Another really great basis for a Mars movie, primarily because it happens to be a great book that includes a very interesting and super unlikely plot element (bubble drives) is John Varley's Red Thunder. Reason I could see this working is because it's for one shorter and less involved than doing a KSR based movie, but it has typical movie fodder, like underdog college students and drunk astronauts that hollywood could gloss over but still not ruin the movie doing it.
"Mission to Mars" was the coffin.
"Ghosts Of Mars" was the nail in it.
I expect what started the mars movie fad was all the BS about the 'Face on Mars'... Once something reaches the cover of Weekly World News it's attained the level where it might be noticed by Hollywood types.
I'm jumping on the bandwagon of the fad being killed by the unremitting suck of the movies themselves.
-Kle.
There was a Mars rover in the early 90s - was it called Sojourner? The little one, that looked kind of like a Tonka truck? I remember looking at the images it sent back with vivid clarity. Pictures from other worlds never get old for me.
@Pouncer: "Pictures from other worlds never get old for me."
Unlike pictures ABOUT other worlds. Theyre all basically the same movie script.There was nothing really unique about them. THATS what killed the mars movie fascination. Next we'll see a movie about a killer asteroid heading to mars to destroy it and mars sends up a crack team of mars miners in space ships equipped with nukes to destroy it.
Basic mars movie plot line: Go to mars. Find alien. Have alien kill people. Kill alien. Roll credits.
Speaking of Mars books that would make great movies, how about Dan Simmons' ILIUM and OLYMPOS? Anyone read them?
A good chunk of the proceedings take place on Mars, but it is insanely surreal, with Mars' transformation into the Olympos of the Greek Gods in the hands of an AI. Although it is a post-human / post singularity story, it's heart is really in the "fantasy of pre-exploration of Mars for real camp scifi" with it's fantastic tale of greek heroes and gods reliving the mythical past of the Iliad on Mars... for real. I can't make this shit up, people!
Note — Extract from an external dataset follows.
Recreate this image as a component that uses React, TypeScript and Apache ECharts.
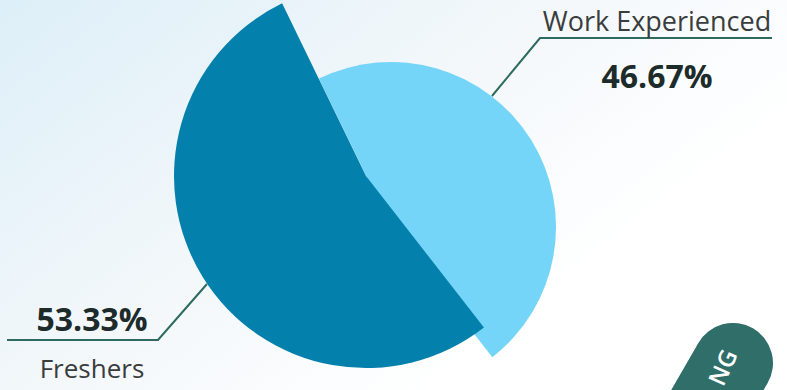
import React, { useEffect, useRef } from "react";
import * as echarts from "echarts";

// ---- data ----
const categories = ["Freshers", "Work Experienced"];
const shares = [53.33, 46.67];
const sliceColors = ["#0380AB", "#74D5F8"];
const badgeText = "NG";

const FONT = '"Open Sans", "Segoe UI", sans-serif';
const LINE_COLOR = "#2D6A60";

export default function App() {
  const ref = useRef<HTMLDivElement>(null);

  useEffect(() => {
    if (!ref.current) return;
    const chart = echarts.init(ref.current, null, { renderer: "svg" });

    const hidden = {
      itemStyle: { color: "rgba(0,0,0,0)" },
      label: { show: false },
      labelLine: { show: false },
    };

    const richRight = {
      n: { fontFamily: FONT, fontSize: 27, color: "#3A3D3D", lineHeight: 36 },
      v: { fontFamily: FONT, fontSize: 32, fontWeight: "bold", color: "#1D2B2B", lineHeight: 74 },
    };
    const richLeft = {
      v: { fontFamily: FONT, fontSize: 32, fontWeight: "bold", color: "#1D2B2B", lineHeight: 44 },
      n: { fontFamily: FONT, fontSize: 26, color: "#3A3D3D", lineHeight: 56 },
    };

    const option: any = {
      animation: false,
      backgroundColor: new echarts.graphic.LinearGradient(0, 0, 0.85, 0.55, [
        { offset: 0, color: "#DDEFF8" },
        { offset: 0.55, color: "#F2F7FA" },
        { offset: 1, color: "#FFFFFF" },
      ]),
      series: [
        {
          type: "pie",
          name: "light",
          z: 2,
          silent: true,
          center: [391, 227],
          radius: [0, 165],
          startAngle: 115.9,
          clockwise: true,
          avoidLabelOverlap: false,
          label: {
            show: true,
            formatter: "{n|{b}}\n{v|{c}%}",
            rich: richRight,
          },
          labelLine: { show: true, lineStyle: { color: LINE_COLOR, width: 2 } },
          labelLayout: () => ({
            x: 657,
            y: 2,
            align: "center",
            verticalAlign: "top",
            labelLinePoints: [
              [492, 96],
              [540, 38],
              [772, 38],
            ],
          }),
          data: [
            { name: categories[1], value: shares[1], itemStyle: { color: sliceColors[1] } },
            { name: categories[0], value: shares[0], ...hidden },
          ],
        },
        {
          type: "pie",
          name: "dark",
          z: 3,
          silent: true,
          center: [366, 176],
          radius: [0, 192],
          startAngle: -52.1,
          clockwise: true,
          avoidLabelOverlap: false,
          label: {
            show: true,
            formatter: "{v|{c}%}\n{n|{b}}",
            rich: richLeft,
          },
          labelLine: { show: true, lineStyle: { color: LINE_COLOR, width: 2 } },
          labelLayout: () => ({
            x: 92,
            y: 296,
            align: "center",
            verticalAlign: "top",
            labelLinePoints: [
              [207, 284],
              [158, 340],
              [7, 340],
            ],
          }),
          data: [
            { name: categories[0], value: shares[0], itemStyle: { color: sliceColors[0] } },
            { name: categories[1], value: shares[1], ...hidden },
          ],
        },
      ],
      graphic: [
        {
          type: "group",
          x: 733,
          y: 363,
          silent: true,
          children: [
            {
              type: "rect",
              rotation: (-30 * Math.PI) / 180,
              shape: { x: -40, y: -40, width: 80, height: 300, r: 40 },
              style: { fill: "#2F6E69" },
            },
            {
              type: "text",
              x: -11,
              y: 4,
              rotation: (66 * Math.PI) / 180,
              style: {
                text: badgeText,
                fill: "#FFFFFF",
                font: `600 24px ${FONT}`,
                align: "center",
                verticalAlign: "middle",
              },
            },
          ],
        },
      ],
    };

    chart.setOption(option);
    return () => chart.dispose();
  }, []);

  return (
    <div
      ref={ref}
      style={{ position: "fixed", left: 0, top: 0, width: 787, height: 390 }}
    />
  );
}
Needless to say it would have to be a "300" type production, realism be damned, but the great characters and narrative strength of the novels and would hopefully rise way above the digital bedlam.
I still think "Mission to Mars" was a very well written , filmed, and portrayed movie. I'd love to see more movies like that.
@goldfarb: They're going to make it live action. So it actually Does matter who plays her. IIRC they are trying not to make it PG, but I don't remember where I heard that. Anyways, hopefully they get it done for the 100th anniversary of the books.